I think that it’s far past time to increase the number of members in the U.S. House of Representatives to reflect and represent the U.S. population more fairly that it currently does and to put the concepts of "one person one vote" and "equal protection" more fully into practice.
Sean Trende, of Real Clear Politics, who also works with Larry Sabato at the University of Virginia's Center for Politics, wrote an
article in 2014 indicating that Trende believes that it's time to increase the number of members in the U.S. House of Representatives. Also in 2014, Brian Frederick, Political Science Chair at Bridgewater State, wrote a similar
article which cites the "cube root law" for determining the number of members in a lower house of a national legislature. Given the current U.S. population of just over 324 million, the ”cube root law” would indicate that there should be about 687 representatives in the House, which is about a 58 percent increase over the current House membership of 435.
From 1790, when there was an average of about 58,000 citizens per representative, up through 1913, when there was an average of about 234,000 citizens per representative, the number of members of the House was increased after every census. However, the
Apportionment Act of 1911 fixed the number seats in the House of Representatives at 435. Then the
Reapportionment Act of 1929 established a method for apportioning those 435 House seats among the states. Given that the number of House seats has been limited to 435 for over a hundred years while the U.S. population has more than tripled over that time, the average number of citizens now represented by a House member is over 740,000. Since the number of representatives was limited by law rather than being limited by the Constitution, a new law, rather than a Constitutional Amendment, is all that is required to increase the number of seats in the House.

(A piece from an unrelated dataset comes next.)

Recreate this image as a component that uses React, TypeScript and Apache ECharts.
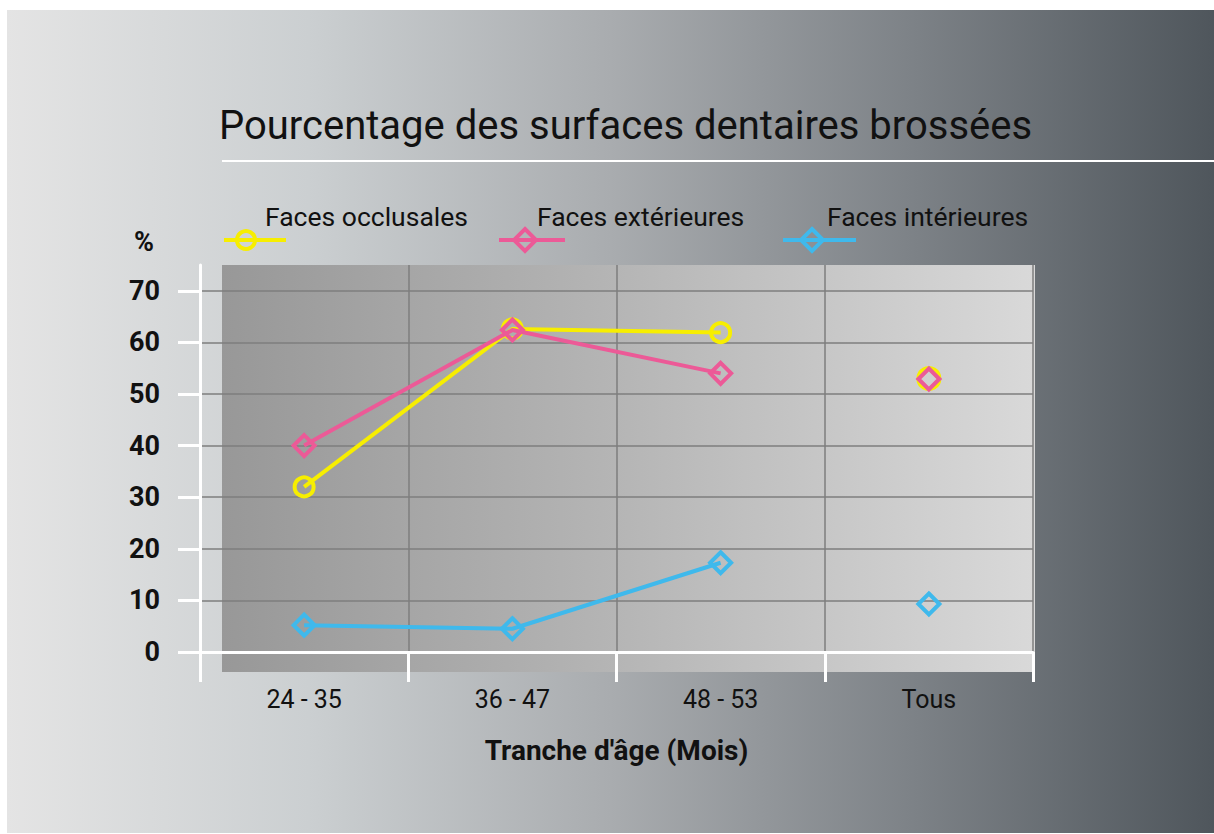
import React, { useEffect, useRef } from "react";
import * as echarts from "echarts";

const categories = ["24 - 35", "36 - 47", "48 - 53", "Tous"];
const seriesNames = ["Faces occlusales", "Faces extérieures", "Faces intérieures"];
const occlusales = [32, 62.6, 61.9, 53];
const exterieures = [40, 62.4, 54, 52.9];
const interieures = [5.2, 4.5, 17.3, 9.3];
const yTicks = [0, 10, 20, 30, 40, 50, 60, 70];

const YELLOW = "#f7ee00";
const PINK = "#ec5a97";
const BLUE = "#3fb9ec";
const FONT = "Roboto";

function lineData(v: number[]) {
  return v.map((x, i) => (i < 3 ? x : "-"));
}
function tousData(v: number[]) {
  return v.map((x, i) => (i === 3 ? x : "-"));
}

function diamond(cx: number, cy: number, r: number) {
  return [
    [cx, cy - r],
    [cx + r, cy],
    [cx, cy + r],
    [cx - r, cy],
  ];
}

export default function App() {
  const ref = useRef<HTMLDivElement>(null);
  useEffect(() => {
    if (!ref.current) return;
    const chart = echarts.init(ref.current, null, { renderer: "svg" });
    const mk = (name: string, data: number[], color: string, symbol: string, size: number, z: number, tous: boolean) => ({
      name,
      type: "line",
      data: tous ? tousData(data) : lineData(data),
      symbol,
      symbolSize: size,
      showAllSymbol: true,
      z,
      lineStyle: { color, width: 4 },
      itemStyle: { color: "rgba(0,0,0,0)", borderColor: color, borderWidth: 4 },
      emphasis: { disabled: true },
    });
    const legendItem = (x1: number, x2: number, sx: number, y: number, tx: number, text: string, color: string, kind: string) => {
      const els: any[] = [
        { type: "line", shape: { x1, y1: y, x2, y2: y }, style: { stroke: color, lineWidth: 4 }, z: 10 },
      ];
      if (kind === "circle") {
        els.push({ type: "circle", shape: { cx: sx, cy: y, r: 9 }, style: { fill: "none", stroke: color, lineWidth: 4 }, z: 11 });
      } else {
        els.push({ type: "polygon", shape: { points: diamond(sx, y, 11) }, style: { fill: "none", stroke: color, lineWidth: 4 }, z: 11 });
      }
      els.push({
        type: "text",
        x: tx,
        y: 216,
        style: { text, fill: "#111", fontFamily: FONT, fontSize: 26.5, verticalAlign: "middle" },
        z: 11,
      });
      return els;
    };
    chart.setOption({
      animation: false,
      title: {
        text: "Pourcentage des surfaces dentaires brossées",
        left: 219,
        top: 105,
        padding: 0,
        textStyle: { fontFamily: FONT, fontSize: 40, fontWeight: "normal", color: "#111" },
      },
      grid: { left: 200, right: 181, top: 265, bottom: 182, containLabel: false },
      xAxis: {
        type: "category",
        data: categories,
        boundaryGap: true,
        axisLine: { onZero: true, lineStyle: { color: "#ffffff", width: 3 } },
        axisTick: { show: true, length: 30, lineStyle: { color: "#ffffff", width: 3 } },
        axisLabel: { fontFamily: FONT, fontSize: 25, color: "#111", margin: 35 },
        splitLine: { show: true, lineStyle: { color: "#7e7e7e", width: 1.5 } },
        name: "Tranche d'âge (Mois)",
        nameLocation: "middle",
        nameGap: 84,
        nameTextStyle: { fontFamily: FONT, fontSize: 28, fontWeight: "bold", color: "#111" },
      },
      yAxis: {
        type: "value",
        min: 0,
        max: 75,
        interval: 10,
        axisLine: { show: true, lineStyle: { color: "#ffffff", width: 3 } },
        axisTick: { show: true, length: 22, customValues: yTicks, lineStyle: { color: "#ffffff", width: 3 } },
        axisLabel: { customValues: yTicks, fontFamily: FONT, fontSize: 27, fontWeight: "bold", color: "#111", margin: 40 },
        splitLine: { show: true, lineStyle: { color: "#7e7e7e", width: 1.5 } },
      },
      graphic: [
        {
          type: "rect",
          shape: { x: 7, y: 10, width: 1207, height: 823 },
          style: {
            fill: new echarts.graphic.LinearGradient(0, 0, 1, 0, [
              { offset: 0, color: "#e4e4e4" },
              { offset: 0.25, color: "#cbcfd1" },
              { offset: 0.5, color: "#a9acaf" },
              { offset: 0.75, color: "#7d8287" },
              { offset: 1, color: "#4f565c" },
            ]),
          },
          z: -100,
          silent: true,
        },
        {
          type: "rect",
          shape: { x: 222, y: 265, width: 813, height: 407 },
          style: {
            fill: new echarts.graphic.LinearGradient(0, 0, 1, 0, [
              { offset: 0, color: "#989898" },
              { offset: 0.5, color: "#b6b6b6" },
              { offset: 1, color: "#d9d9d9" },
            ]),
          },
          z: -90,
          silent: true,
        },
        { type: "line", shape: { x1: 222, y1: 161, x2: 1214, y2: 161 }, style: { stroke: "#ffffff", lineWidth: 2 }, z: 5 },
        {
          type: "text",
          x: 144,
          y: 242,
          style: { text: "%", fill: "#111", fontFamily: FONT, fontSize: 27, fontWeight: "bold", align: "center", verticalAlign: "middle" },
          z: 5,
        },
        ...legendItem(224, 286, 246, 240, 265, seriesNames[0], YELLOW, "circle"),
        ...legendItem(499, 565, 525, 240, 537, seriesNames[1], PINK, "diamond"),
        ...legendItem(783, 856, 812, 240, 827, seriesNames[2], BLUE, "diamond"),
      ],
      series: [
        mk(seriesNames[0], occlusales, YELLOW, "circle", 19, 3, false),
        mk(seriesNames[1], exterieures, PINK, "diamond", 21, 4, false),
        mk(seriesNames[2], interieures, BLUE, "diamond", 21, 5, false),
        mk(seriesNames[0] + " ", occlusales, YELLOW, "circle", 21, 3, true),
        mk(seriesNames[1] + " ", exterieures, PINK, "diamond", 21, 4, true),
        mk(seriesNames[2] + " ", interieures, BLUE, "diamond", 21, 5, true),
      ],
    });
    return () => chart.dispose();
  }, []);
  return (
    <div
      ref={ref}
      style={{ position: "absolute", left: 0, top: 0, width: 1214, height: 834 }}
    />
  );
}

However, given the current makeup of the Congress and the current occupant of the White House I don't think that a new law increasing the number of members in House will be enacted in the next few years. The membership of the House won’t likely be increased until after the Democrats regain control both houses of Congress and the presidency. So, it’s a longer term goal for which the proper groundwork needs to start to be laid now so it won’t be such a heavy lift to get an appropriate law passed when the political environment becomes favorable to passing such a law, which should, in theory, help make the House less dysfunctional than it currently is.

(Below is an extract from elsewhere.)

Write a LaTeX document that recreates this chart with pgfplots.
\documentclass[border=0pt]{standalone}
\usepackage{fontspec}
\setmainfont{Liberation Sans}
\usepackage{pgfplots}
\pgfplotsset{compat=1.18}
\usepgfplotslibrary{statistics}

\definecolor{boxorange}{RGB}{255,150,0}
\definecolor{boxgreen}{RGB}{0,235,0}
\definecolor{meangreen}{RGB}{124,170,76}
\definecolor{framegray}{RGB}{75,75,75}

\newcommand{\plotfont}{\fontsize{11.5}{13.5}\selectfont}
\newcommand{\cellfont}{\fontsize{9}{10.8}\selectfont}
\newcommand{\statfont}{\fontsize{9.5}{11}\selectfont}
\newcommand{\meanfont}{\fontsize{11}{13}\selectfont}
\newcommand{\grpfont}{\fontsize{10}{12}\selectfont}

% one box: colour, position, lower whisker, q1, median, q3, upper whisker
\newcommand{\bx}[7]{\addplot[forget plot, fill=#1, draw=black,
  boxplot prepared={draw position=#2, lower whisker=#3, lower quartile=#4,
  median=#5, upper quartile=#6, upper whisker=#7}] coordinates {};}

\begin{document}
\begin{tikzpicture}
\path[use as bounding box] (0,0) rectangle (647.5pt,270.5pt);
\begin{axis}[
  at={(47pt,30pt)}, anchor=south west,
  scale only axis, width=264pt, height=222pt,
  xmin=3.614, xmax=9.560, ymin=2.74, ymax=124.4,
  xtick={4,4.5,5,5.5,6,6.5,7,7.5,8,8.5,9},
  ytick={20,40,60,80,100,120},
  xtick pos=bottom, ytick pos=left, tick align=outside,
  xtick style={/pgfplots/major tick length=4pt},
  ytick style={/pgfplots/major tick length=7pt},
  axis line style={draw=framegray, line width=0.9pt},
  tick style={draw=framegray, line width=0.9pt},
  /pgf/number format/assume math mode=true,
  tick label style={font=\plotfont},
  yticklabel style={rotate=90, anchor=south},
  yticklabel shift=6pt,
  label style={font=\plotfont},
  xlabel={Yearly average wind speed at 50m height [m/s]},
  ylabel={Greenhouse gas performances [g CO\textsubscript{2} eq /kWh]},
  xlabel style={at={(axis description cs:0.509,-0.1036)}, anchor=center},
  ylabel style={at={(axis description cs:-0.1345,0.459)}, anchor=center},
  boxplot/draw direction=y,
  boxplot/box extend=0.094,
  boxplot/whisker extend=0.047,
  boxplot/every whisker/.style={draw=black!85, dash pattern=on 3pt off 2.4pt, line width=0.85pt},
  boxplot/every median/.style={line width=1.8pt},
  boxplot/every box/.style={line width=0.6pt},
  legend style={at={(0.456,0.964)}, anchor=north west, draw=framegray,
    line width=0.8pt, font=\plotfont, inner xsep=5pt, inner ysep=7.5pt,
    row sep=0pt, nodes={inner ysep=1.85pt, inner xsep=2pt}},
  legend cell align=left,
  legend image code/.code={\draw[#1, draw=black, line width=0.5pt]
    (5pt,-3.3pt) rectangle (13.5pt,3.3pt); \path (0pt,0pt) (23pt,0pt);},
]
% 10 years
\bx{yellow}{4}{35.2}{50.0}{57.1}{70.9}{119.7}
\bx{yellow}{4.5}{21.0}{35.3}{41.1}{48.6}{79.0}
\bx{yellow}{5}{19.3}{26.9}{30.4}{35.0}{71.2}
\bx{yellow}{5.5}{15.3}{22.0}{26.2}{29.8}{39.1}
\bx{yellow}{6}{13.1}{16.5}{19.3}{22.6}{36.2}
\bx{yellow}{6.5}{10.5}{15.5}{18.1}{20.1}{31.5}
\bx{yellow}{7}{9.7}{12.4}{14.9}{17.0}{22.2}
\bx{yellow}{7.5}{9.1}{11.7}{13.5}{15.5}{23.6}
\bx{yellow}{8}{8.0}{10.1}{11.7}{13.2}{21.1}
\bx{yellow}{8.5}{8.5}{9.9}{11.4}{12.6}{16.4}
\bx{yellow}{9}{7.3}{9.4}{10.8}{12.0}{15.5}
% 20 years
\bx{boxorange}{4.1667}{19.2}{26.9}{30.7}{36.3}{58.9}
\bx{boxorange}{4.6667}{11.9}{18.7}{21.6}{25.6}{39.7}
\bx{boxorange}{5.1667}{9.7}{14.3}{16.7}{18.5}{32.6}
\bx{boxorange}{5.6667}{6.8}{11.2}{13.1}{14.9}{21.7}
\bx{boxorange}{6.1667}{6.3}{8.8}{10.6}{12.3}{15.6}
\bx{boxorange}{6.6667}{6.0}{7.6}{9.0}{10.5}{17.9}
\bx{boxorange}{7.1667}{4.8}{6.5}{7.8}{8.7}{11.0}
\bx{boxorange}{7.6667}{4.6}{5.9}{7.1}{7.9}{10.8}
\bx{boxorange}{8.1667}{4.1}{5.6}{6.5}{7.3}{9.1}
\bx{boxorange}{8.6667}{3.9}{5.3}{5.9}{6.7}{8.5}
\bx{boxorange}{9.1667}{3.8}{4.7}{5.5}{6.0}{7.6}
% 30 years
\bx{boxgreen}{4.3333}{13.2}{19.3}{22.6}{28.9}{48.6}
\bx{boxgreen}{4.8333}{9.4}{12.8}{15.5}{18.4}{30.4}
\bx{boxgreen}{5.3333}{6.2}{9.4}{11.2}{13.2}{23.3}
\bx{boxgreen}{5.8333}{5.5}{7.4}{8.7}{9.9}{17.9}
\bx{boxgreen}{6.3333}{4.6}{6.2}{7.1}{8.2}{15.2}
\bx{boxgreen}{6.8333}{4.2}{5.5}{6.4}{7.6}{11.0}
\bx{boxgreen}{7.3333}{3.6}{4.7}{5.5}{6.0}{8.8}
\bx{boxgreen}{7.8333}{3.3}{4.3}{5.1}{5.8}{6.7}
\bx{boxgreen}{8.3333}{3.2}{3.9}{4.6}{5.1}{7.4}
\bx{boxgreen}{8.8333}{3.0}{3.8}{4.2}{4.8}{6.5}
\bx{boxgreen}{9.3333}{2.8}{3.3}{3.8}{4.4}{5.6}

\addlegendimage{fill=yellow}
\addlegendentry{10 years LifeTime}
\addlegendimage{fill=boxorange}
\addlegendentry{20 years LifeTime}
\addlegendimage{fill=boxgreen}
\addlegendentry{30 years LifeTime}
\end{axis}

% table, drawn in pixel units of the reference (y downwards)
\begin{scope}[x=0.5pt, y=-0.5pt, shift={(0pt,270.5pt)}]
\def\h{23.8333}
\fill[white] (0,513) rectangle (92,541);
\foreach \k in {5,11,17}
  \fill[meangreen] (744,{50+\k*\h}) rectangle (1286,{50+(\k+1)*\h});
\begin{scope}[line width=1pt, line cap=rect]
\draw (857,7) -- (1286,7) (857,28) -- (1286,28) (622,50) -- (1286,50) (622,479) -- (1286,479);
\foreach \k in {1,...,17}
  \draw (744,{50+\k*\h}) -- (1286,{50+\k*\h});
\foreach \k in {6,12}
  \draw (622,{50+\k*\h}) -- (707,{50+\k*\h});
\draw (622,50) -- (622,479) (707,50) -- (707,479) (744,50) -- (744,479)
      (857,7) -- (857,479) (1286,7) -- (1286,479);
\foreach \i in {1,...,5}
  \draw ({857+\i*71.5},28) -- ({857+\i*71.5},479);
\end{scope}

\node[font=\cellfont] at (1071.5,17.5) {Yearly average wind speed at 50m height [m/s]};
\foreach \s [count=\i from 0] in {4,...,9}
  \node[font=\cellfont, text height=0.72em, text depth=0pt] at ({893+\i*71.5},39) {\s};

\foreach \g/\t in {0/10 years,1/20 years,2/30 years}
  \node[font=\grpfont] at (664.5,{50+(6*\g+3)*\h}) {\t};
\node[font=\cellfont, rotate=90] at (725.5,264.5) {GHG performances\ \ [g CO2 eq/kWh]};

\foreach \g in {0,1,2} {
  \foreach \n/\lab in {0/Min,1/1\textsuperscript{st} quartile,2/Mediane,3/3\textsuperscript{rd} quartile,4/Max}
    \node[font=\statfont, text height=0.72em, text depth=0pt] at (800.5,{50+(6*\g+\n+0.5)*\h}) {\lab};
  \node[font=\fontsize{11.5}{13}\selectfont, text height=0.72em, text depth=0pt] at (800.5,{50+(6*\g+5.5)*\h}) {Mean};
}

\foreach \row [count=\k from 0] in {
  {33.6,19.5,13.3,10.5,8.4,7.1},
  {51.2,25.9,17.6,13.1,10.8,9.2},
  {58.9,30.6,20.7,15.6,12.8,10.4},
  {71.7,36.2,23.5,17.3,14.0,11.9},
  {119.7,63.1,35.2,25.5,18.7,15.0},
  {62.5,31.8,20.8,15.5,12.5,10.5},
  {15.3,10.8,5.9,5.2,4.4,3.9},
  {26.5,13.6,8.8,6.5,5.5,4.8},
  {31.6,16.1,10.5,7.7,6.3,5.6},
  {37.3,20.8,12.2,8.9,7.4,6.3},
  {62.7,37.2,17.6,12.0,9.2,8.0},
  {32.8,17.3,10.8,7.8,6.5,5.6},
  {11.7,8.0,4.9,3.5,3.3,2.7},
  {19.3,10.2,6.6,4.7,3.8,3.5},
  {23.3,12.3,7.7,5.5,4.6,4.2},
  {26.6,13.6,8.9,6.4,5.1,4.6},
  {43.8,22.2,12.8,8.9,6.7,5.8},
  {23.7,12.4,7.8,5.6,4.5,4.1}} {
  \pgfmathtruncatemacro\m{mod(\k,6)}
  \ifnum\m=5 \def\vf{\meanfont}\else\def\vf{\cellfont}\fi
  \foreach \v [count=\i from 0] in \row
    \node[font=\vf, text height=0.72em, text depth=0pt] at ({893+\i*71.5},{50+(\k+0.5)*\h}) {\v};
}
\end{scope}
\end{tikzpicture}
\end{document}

The concept needs to begin to be raised now with candidates and placed in platforms and discussed on blogs in order to get eventually aired in mainstream political discussions and venues to help grease the tracks to enable the concept to become a reality.

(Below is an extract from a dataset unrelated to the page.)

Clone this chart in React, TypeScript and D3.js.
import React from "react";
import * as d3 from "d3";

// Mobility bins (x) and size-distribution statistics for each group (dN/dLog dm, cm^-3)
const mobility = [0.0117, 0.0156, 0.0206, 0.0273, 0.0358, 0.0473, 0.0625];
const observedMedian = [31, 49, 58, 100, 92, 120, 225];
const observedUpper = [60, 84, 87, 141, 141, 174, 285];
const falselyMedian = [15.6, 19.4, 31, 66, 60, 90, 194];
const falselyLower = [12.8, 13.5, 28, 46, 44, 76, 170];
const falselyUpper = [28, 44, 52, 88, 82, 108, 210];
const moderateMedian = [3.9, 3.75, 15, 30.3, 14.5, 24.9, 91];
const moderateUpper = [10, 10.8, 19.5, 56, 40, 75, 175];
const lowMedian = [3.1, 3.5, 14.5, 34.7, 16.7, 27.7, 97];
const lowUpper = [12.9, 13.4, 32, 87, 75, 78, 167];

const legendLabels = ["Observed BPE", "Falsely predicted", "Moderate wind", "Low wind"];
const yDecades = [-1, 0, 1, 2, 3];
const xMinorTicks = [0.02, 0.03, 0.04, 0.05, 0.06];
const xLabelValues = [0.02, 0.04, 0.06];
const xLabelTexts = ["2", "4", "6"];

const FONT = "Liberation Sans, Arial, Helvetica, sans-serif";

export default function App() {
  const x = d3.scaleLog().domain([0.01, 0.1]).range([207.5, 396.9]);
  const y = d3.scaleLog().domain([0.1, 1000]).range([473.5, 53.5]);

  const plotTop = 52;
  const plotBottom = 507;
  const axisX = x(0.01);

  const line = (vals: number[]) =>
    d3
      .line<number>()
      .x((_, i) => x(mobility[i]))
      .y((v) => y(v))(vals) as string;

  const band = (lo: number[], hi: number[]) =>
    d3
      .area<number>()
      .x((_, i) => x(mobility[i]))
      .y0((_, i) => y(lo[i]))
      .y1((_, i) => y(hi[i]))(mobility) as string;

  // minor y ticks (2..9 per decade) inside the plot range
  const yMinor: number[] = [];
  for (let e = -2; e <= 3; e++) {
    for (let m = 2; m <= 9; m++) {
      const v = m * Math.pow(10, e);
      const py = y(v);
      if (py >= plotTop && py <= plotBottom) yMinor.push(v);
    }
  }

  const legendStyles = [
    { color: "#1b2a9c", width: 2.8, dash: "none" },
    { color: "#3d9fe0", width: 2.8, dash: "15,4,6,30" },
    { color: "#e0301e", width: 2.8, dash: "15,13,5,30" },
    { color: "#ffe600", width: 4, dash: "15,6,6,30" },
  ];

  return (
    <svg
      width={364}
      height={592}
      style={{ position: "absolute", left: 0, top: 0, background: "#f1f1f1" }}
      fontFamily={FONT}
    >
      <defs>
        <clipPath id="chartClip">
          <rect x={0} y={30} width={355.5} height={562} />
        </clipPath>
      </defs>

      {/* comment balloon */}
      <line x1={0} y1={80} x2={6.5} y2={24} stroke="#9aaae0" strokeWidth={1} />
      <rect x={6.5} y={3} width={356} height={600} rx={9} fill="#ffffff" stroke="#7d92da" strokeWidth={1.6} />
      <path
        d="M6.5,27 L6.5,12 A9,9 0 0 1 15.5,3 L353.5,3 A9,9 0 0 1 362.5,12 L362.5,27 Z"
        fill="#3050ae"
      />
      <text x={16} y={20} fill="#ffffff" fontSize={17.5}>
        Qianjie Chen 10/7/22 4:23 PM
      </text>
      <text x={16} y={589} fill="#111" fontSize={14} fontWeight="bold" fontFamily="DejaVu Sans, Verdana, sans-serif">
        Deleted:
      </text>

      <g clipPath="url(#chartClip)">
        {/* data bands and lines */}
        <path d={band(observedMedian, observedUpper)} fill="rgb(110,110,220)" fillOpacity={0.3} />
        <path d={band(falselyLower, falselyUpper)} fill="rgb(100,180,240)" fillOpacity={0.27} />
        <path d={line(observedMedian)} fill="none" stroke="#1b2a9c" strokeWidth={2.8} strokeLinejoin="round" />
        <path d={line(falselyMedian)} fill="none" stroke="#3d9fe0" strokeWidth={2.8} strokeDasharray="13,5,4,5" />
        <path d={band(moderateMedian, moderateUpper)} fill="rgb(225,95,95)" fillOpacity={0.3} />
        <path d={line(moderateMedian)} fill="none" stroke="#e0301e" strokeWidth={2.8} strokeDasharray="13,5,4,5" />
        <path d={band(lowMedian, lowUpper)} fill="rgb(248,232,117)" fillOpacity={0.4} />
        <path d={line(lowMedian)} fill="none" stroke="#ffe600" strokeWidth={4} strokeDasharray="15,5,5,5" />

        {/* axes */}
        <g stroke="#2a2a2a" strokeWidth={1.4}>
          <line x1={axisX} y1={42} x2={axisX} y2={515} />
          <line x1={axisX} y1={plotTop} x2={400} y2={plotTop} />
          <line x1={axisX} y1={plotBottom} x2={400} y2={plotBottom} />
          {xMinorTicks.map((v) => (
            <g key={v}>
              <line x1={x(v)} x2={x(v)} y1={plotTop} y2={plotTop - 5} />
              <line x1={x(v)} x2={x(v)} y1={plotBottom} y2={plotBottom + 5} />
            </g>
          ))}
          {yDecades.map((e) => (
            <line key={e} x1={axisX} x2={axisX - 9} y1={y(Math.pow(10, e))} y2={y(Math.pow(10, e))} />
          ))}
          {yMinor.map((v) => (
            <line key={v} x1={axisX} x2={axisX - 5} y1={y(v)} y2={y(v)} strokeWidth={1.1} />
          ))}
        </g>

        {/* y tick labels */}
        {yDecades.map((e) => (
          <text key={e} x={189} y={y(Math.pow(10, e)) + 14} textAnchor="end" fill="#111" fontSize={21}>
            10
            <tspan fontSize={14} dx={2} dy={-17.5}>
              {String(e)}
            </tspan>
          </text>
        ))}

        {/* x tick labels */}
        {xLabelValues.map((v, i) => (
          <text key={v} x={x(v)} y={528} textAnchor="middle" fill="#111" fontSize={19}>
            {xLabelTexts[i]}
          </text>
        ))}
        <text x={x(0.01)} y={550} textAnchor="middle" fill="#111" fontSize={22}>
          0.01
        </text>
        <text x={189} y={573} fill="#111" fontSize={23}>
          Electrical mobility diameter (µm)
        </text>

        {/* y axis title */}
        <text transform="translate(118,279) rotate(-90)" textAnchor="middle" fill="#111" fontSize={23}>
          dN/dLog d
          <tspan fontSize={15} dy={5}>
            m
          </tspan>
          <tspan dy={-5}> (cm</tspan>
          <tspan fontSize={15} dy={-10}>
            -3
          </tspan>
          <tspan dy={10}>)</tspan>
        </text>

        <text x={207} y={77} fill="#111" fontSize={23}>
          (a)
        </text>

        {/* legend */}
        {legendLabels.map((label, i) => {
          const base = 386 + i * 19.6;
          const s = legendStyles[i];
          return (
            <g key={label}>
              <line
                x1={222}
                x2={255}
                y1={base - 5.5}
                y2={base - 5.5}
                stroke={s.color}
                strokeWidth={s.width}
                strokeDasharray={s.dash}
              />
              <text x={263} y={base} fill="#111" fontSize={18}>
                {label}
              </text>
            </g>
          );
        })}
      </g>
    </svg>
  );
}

Increasing the number of members in the House has several benefits as it will not only make the House more small “d” democratic and representative of the population at large by reducing the relative over representation of rural areas and increasing the representation of metropolitan areas which are relatively under represented, it will make gerrymandering districts more difficult since the fewer people per district, the harder the districts become to gerrymander by “packing” and “cracking,” and it will even make the the electoral college, as archaic as it as, more representative of the population as well, since the number of votes in electoral college is based on the number of House and Senate seats.